Things haven’t been pretty for Wells Fargo Bank lately. Trouble began in the fall when federal regulators ordered the bank to pay nearly $200 million in fines as a response to the discovery that Wells Fargo employees had secretly created millions of unauthorized bank and credit card accounts without customer approval. This secret account and card opening had been occurring since 2011, tricking customers into paying fines on accounts they didn’t even know they had in their name.
Wells Fargo workers began fighting back against the bank’s less than ethical tactics in a class action lawsuit. Six total workers are seeking $7.2 billion for workers nationwide who were fired or demoted after refusing to open fake accounts for Wells Fargo. The lawsuit began in California but is now open to the country and accuses the banking giant of a “fraudulent scheme” to boost stock prices.

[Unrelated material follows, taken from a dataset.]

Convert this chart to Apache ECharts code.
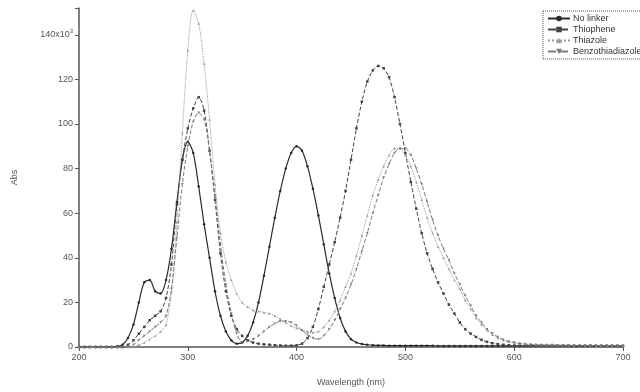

What looms on the horizon for the bank that has replaced its CEO, overhauled branch practices, and suffered scathing criticism around the country? As much as Wells Fargo would like to avoid all process servers in the future, that may not be possible. There are still quite a few legal “shoes” that could drop any time now.
To begin with, the New York, California, and North Carolina justice departments are currently investigating practices at Wells Fargo bank branches in their states to identify any civil or criminal cases. The Attorney Generals for Connecticut, Illinois, and Florida are also monitoring the situation with very careful awareness. Many of those states are also distancing themselves from Wells Fargo and cultivating local relationships with other major banks instead.
Even Wells Fargo’s own board is conducting an internal probe to identify the root of the problems, and CEO Stumpf’s $41 million compensation was revoked. Many people hope that Wells Fargo’s mess inspires other banks to evaluate and adjust their policies and procedures as necessary.